> _Requirement_: Report all lines from the entries below in which "that" appears.

>> Begin Data

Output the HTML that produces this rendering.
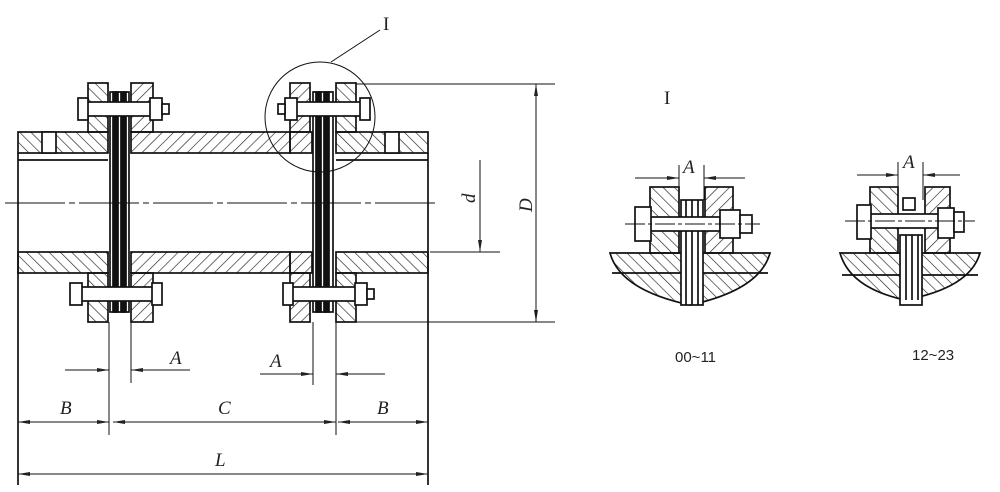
<!DOCTYPE html>
<html><head><meta charset="utf-8"><style>
html,body{margin:0;padding:0;background:#fff;}
svg{display:block;}
text{font-family:"Liberation Serif",serif;font-style:italic;font-size:19px;fill:#222;}
.n{font-style:normal;font-family:"Liberation Sans",sans-serif;font-size:15px;}
</style></head><body>
<svg width="1000" height="492" viewBox="0 0 1000 492" xmlns="http://www.w3.org/2000/svg">
<defs>
<pattern id="h" width="8" height="8" patternUnits="userSpaceOnUse" patternTransform="rotate(45)"><line x1="0" y1="0" x2="0" y2="8" stroke="#222" stroke-width="1.3"/></pattern>
<pattern id="h2" width="8" height="8" patternUnits="userSpaceOnUse" patternTransform="rotate(-45)"><line x1="0" y1="0" x2="0" y2="8" stroke="#222" stroke-width="1.3"/></pattern>
<marker id="a" markerWidth="12" markerHeight="6" refX="12" refY="3" orient="auto" markerUnits="userSpaceOnUse"><path d="M0,1 L12,3 L0,5z" fill="#222"/></marker>
</defs>
<g stroke="#111" stroke-width="1.7" fill="none">
<rect x="18" y="132" width="90" height="21" fill="url(#h2)"/>
<rect x="131" y="132" width="159" height="21" fill="url(#h)"/>
<rect x="336" y="132" width="92" height="21" fill="url(#h2)"/>
<rect x="18" y="252" width="90" height="21" fill="url(#h2)"/>
<rect x="131" y="252" width="159" height="21" fill="url(#h)"/>
<rect x="336" y="252" width="92" height="21" fill="url(#h2)"/>
<rect x="290" y="132" width="22" height="21" fill="url(#h)"/>
<rect x="290" y="252" width="22" height="21" fill="url(#h)"/>
<line x1="18" y1="160" x2="108" y2="160"/><line x1="336" y1="160" x2="428" y2="160"/>
<line x1="18" y1="153" x2="18" y2="485"/><line x1="428" y1="153" x2="428" y2="485"/>
<rect x="42" y="132" width="14" height="21" fill="#fff"/><rect x="385" y="132" width="14" height="21" fill="#fff"/>
<rect x="88" y="83" width="20" height="49" fill="url(#h2)"/>
<rect x="131" y="83" width="22" height="49" fill="url(#h)"/>
<rect x="290" y="83" width="20" height="49" fill="url(#h)"/>
<rect x="336" y="83" width="20" height="49" fill="url(#h2)"/>
<rect x="88" y="273" width="20" height="49" fill="url(#h2)"/>
<rect x="131" y="273" width="22" height="49" fill="url(#h)"/>
<rect x="290" y="273" width="20" height="49" fill="url(#h)"/>
<rect x="336" y="273" width="20" height="49" fill="url(#h2)"/>
<rect x="110" y="92" width="19" height="220" fill="#fff"/>
<rect x="113" y="92" width="5" height="220" fill="#111"/><rect x="121" y="92" width="5" height="220" fill="#111"/>
<rect x="313" y="92" width="20" height="220" fill="#fff"/>
<rect x="316" y="92" width="5" height="220" fill="#111"/><rect x="324" y="92" width="5" height="220" fill="#111"/>
<rect x="82" y="102" width="80" height="14" fill="#fff"/><rect x="78" y="98" width="10" height="22" fill="#fff"/><rect x="150" y="98" width="12" height="22" fill="#fff"/><rect x="162" y="104" width="7" height="10" fill="#fff"/>
<rect x="285" y="102" width="80" height="14" fill="#fff"/><rect x="360" y="98" width="10" height="22" fill="#fff"/><rect x="285" y="98" width="12" height="22" fill="#fff"/><rect x="278" y="104" width="7" height="10" fill="#fff"/>
<rect x="78" y="287" width="80" height="14" fill="#fff"/><rect x="70" y="283" width="12" height="22" fill="#fff"/><rect x="152" y="283" width="10" height="22" fill="#fff"/>
<rect x="290" y="287" width="70" height="14" fill="#fff"/><rect x="283" y="283" width="10" height="22" fill="#fff"/><rect x="355" y="283" width="12" height="22" fill="#fff"/><rect x="367" y="289" width="7" height="10" fill="#fff"/>
<line x1="5" y1="203" x2="435" y2="203" stroke-width="1" stroke-dasharray="60,4,6,4"/>
<circle cx="320" cy="117" r="55" stroke-width="1"/>
<line x1="331" y1="62" x2="380" y2="30" stroke-width="1"/>
<line x1="356" y1="84" x2="555" y2="84" stroke-width="1"/>
<line x1="356" y1="322" x2="555" y2="322" stroke-width="1"/>
<line x1="536" y1="84" x2="536" y2="322" stroke-width="1" marker-end="url(#a)" />
<line x1="536" y1="322" x2="536" y2="84" stroke-width="1" marker-end="url(#a)"/>
<line x1="430" y1="252" x2="500" y2="252" stroke-width="1"/>
<line x1="480" y1="160" x2="480" y2="252" stroke-width="1" marker-end="url(#a)"/>
<line x1="109" y1="322" x2="109" y2="435" stroke-width="1"/>
<line x1="131" y1="322" x2="131" y2="383" stroke-width="1"/>
<line x1="313" y1="322" x2="313" y2="385" stroke-width="1"/>
<line x1="336" y1="322" x2="336" y2="435" stroke-width="1"/>
<line x1="65" y1="370" x2="109" y2="370" stroke-width="1" marker-end="url(#a)"/>
<line x1="190" y1="370" x2="131" y2="370" stroke-width="1" marker-end="url(#a)"/>
<line x1="260" y1="374" x2="313" y2="374" stroke-width="1" marker-end="url(#a)"/>
<line x1="385" y1="374" x2="336" y2="374" stroke-width="1" marker-end="url(#a)"/>
<line x1="60" y1="422" x2="18" y2="422" stroke-width="1" marker-end="url(#a)"/>
<line x1="60" y1="422" x2="109" y2="422" stroke-width="1" marker-end="url(#a)"/>
<line x1="220" y1="422" x2="113" y2="422" stroke-width="1" marker-end="url(#a)"/>
<line x1="220" y1="422" x2="336" y2="422" stroke-width="1" marker-end="url(#a)"/>
<line x1="380" y1="422" x2="338" y2="422" stroke-width="1" marker-end="url(#a)"/>
<line x1="380" y1="422" x2="428" y2="422" stroke-width="1" marker-end="url(#a)"/>
<line x1="220" y1="474" x2="18" y2="474" stroke-width="1" marker-end="url(#a)"/>
<line x1="220" y1="474" x2="428" y2="474" stroke-width="1" marker-end="url(#a)"/>

<path d="M610,253 L770,253 Q760,290 690,305 Q620,290 610,253Z" fill="url(#h2)"/>
<path d="M612,273 L768,273" />
<rect x="650" y="187" width="29" height="66" fill="url(#h2)"/>
<rect x="705" y="187" width="28" height="66" fill="url(#h)"/>
<rect x="681" y="200" width="22" height="105" fill="#fff"/>
<line x1="686" y1="200" x2="686" y2="305"/><line x1="692" y1="200" x2="692" y2="305"/><line x1="698" y1="200" x2="698" y2="305"/>
<rect x="640" y="217" width="80" height="14" fill="#fff"/><rect x="635" y="207" width="16" height="34" fill="#fff"/><rect x="720" y="210" width="20" height="28" fill="#fff"/><rect x="740" y="215" width="12" height="18" fill="#fff"/>
<line x1="625" y1="224" x2="760" y2="224" stroke-width="1" stroke-dasharray="20,3,4,3"/>
<line x1="679" y1="165" x2="679" y2="200" stroke-width="1"/><line x1="704" y1="165" x2="704" y2="200" stroke-width="1"/>
<line x1="635" y1="178" x2="679" y2="178" stroke-width="1" marker-end="url(#a)"/>
<line x1="745" y1="178" x2="704" y2="178" stroke-width="1" marker-end="url(#a)"/>
<path d="M840,253 L980,253 Q970,288 905,300 Q850,288 840,253Z" fill="url(#h2)"/>
<path d="M842,275 L978,275"/>
<rect x="870" y="187" width="28" height="66" fill="url(#h2)"/>
<rect x="925" y="187" width="25" height="66" fill="url(#h)"/>
<rect x="900" y="235" width="22" height="70" fill="#fff"/>
<line x1="906" y1="235" x2="906" y2="300"/><line x1="912" y1="235" x2="912" y2="300"/><line x1="918" y1="235" x2="918" y2="300"/>
<rect x="903" y="198" width="12" height="12" fill="#fff"/>
<rect x="865" y="214" width="75" height="14" fill="#fff"/><rect x="857" y="205" width="14" height="34" fill="#fff"/><rect x="938" y="208" width="16" height="30" fill="#fff"/><rect x="954" y="212" width="10" height="20" fill="#fff"/>
<line x1="845" y1="221" x2="975" y2="221" stroke-width="1" stroke-dasharray="20,3,4,3"/>
<line x1="898" y1="162" x2="898" y2="200" stroke-width="1"/><line x1="923" y1="162" x2="923" y2="200" stroke-width="1"/>
<line x1="857" y1="175" x2="898" y2="175" stroke-width="1" marker-end="url(#a)"/>
<line x1="960" y1="175" x2="923" y2="175" stroke-width="1" marker-end="url(#a)"/>
</g>
<text x="383" y="30" style="font-style:normal">I</text>
<text x="664" y="104" style="font-style:normal">I</text>
<text x="170" y="364">A</text>
<text x="270" y="367">A</text>
<text x="60" y="414">B</text>
<text x="218" y="414">C</text>
<text x="377" y="414">B</text>
<text x="215" y="466">L</text>
<text x="462" y="200" transform="rotate(-90 470 195)">d</text>
<text x="518" y="212" transform="rotate(-90 525 205)">D</text>
<text x="683" y="173">A</text>
<text x="903" y="168">A</text>
<text class="n" x="675" y="362">00~11</text>
<text class="n" x="912" y="360">12~23</text>
</svg>
</body></html>
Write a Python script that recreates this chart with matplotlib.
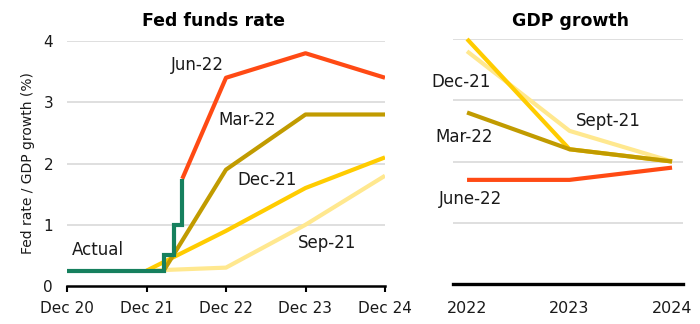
import matplotlib
matplotlib.use("Agg")
import matplotlib.pyplot as plt

# ---------------- data ----------------
# Left panel: months since Dec 2020
fed_ticks = [0, 12, 24, 36, 48]
fed_tick_labels = ["Dec 20", "Dec 21", "Dec 22", "Dec 23", "Dec 24"]

actual_x = [0, 14.6, 14.6, 16.2, 16.2, 17.4, 17.4]
actual_y = [0.25, 0.25, 0.5, 0.5, 1.0, 1.0, 1.75]

sep21_x = [12, 24, 36, 48]
sep21_y = [0.25, 0.3, 1.0, 1.8]

dec21_x = [12, 24, 36, 48]
dec21_y = [0.25, 0.9, 1.6, 2.1]

mar22_x = [14.6, 24, 36, 48]
mar22_y = [0.25, 1.9, 2.8, 2.8]

jun22_x = [17.4, 24, 36, 48]
jun22_y = [1.75, 3.4, 3.8, 3.4]

# Right panel: GDP growth projections
gdp_years = [2022, 2023, 2024]
gdp_sep21 = [3.8, 2.5, 2.0]
gdp_dec21 = [4.0, 2.2, 2.0]
gdp_mar22 = [2.8, 2.2, 2.0]
gdp_jun22 = [1.7, 1.7, 1.9]

y_ticks = [0, 1, 2, 3, 4]

# ---------------- style ----------------
C_RED = "#FF4A14"
C_OLIVE = "#C19B00"
C_YEL = "#FFCC00"
C_LYEL = "#FFE88F"
C_GREEN = "#16805E"
C_GRID = "#DCDCDC"
TXT = "#1a1a1a"
LW = 3.0
ANN = 12

fig = plt.figure(figsize=(7.0, 3.24), dpi=100)

# ---------------- left panel ----------------
axL = fig.add_axes([67/700, 1-286/324, 318/700, 245/324])
axL.set_xlim(0, 48)
axL.set_ylim(0, 4)
for y in [1, 2, 3, 4]:
    axL.axhline(y, color=C_GRID, lw=1.3, zorder=0)

axL.plot(sep21_x, sep21_y, color=C_LYEL, lw=LW, solid_capstyle="butt", zorder=2)
axL.plot(dec21_x, dec21_y, color=C_YEL, lw=LW, solid_capstyle="butt", zorder=3)
axL.plot(mar22_x, mar22_y, color=C_OLIVE, lw=LW, solid_capstyle="butt", zorder=4)
axL.plot(jun22_x, jun22_y, color=C_RED, lw=LW, solid_capstyle="butt", zorder=5)
axL.plot(actual_x, actual_y, color=C_GREEN, lw=LW, solid_capstyle="butt",
         solid_joinstyle="miter", zorder=6)

axL.set_xticks(fed_ticks)
axL.set_xticklabels(fed_tick_labels)
axL.set_yticks(y_ticks)
axL.tick_params(axis="x", length=4, width=1.5, color="black", pad=7,
                labelsize=11, labelcolor=TXT)
axL.tick_params(axis="y", length=0, pad=10, labelsize=11, labelcolor=TXT)
for s in ["top", "right", "left"]:
    axL.spines[s].set_visible(False)
axL.spines["bottom"].set_linewidth(1.8)
axL.spines["bottom"].set_color("black")
axL.spines["bottom"].set_zorder(7)


def figlab(x, y, t):
    fig.text(x/700, 1-y/324, t, ha="center", va="center", fontsize=ANN, color=TXT)


figlab(197, 65, "Jun-22")
figlab(247, 120, "Mar-22")
figlab(267, 180, "Dec-21")
figlab(327, 243, "Sep-21")
figlab(98, 250, "Actual")

fig.text(214/700, 1-21/324, "Fed funds rate", ha="center", va="center",
         fontsize=12.5, fontweight="bold", color="black")
fig.text(28/700, 1-163/324, "Fed rate / GDP growth (%)", rotation=90,
         ha="center", va="center", fontsize=10, color=TXT)

# ---------------- right panel ----------------
axR = fig.add_axes([453/700, 1-284/324, 230/700, 245/324])
axR.set_xlim(2021.863, 2024.107)
axR.set_ylim(0, 4)
for y in [1, 2, 3, 4]:
    axR.axhline(y, color=C_GRID, lw=1.3, zorder=0)

axR.plot(gdp_years, gdp_sep21, color=C_LYEL, lw=LW, solid_capstyle="butt", zorder=2)
axR.plot(gdp_years, gdp_dec21, color=C_YEL, lw=LW, solid_capstyle="butt", zorder=3,
         clip_on=False)
axR.plot(gdp_years, gdp_mar22, color=C_OLIVE, lw=LW, solid_capstyle="butt", zorder=4)
axR.plot(gdp_years, gdp_jun22, color=C_RED, lw=LW, solid_capstyle="butt", zorder=5)

axR.set_xticks(gdp_years)
axR.set_xticklabels([str(y) for y in gdp_years])
axR.set_yticks([])
axR.tick_params(axis="x", length=0, pad=12, labelsize=11.5, labelcolor=TXT)
for s in ["top", "right", "left"]:
    axR.spines[s].set_visible(False)
axR.spines["bottom"].set_linewidth(2.4)
axR.spines["bottom"].set_color("black")

figlab(461, 82, "Dec-21")
figlab(608, 121, "Sept-21")
figlab(464, 137, "Mar-22")
figlab(471, 199, "June-22")

fig.text(570/700, 1-21/324, "GDP growth", ha="center", va="center",
         fontsize=12.5, fontweight="bold", color="black")

fig.savefig("out.png", dpi=100)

>> End Data

> _Complete response_:
Output the HTML that produces this rendering.
Write a Python script that recreates this chart with matplotlib.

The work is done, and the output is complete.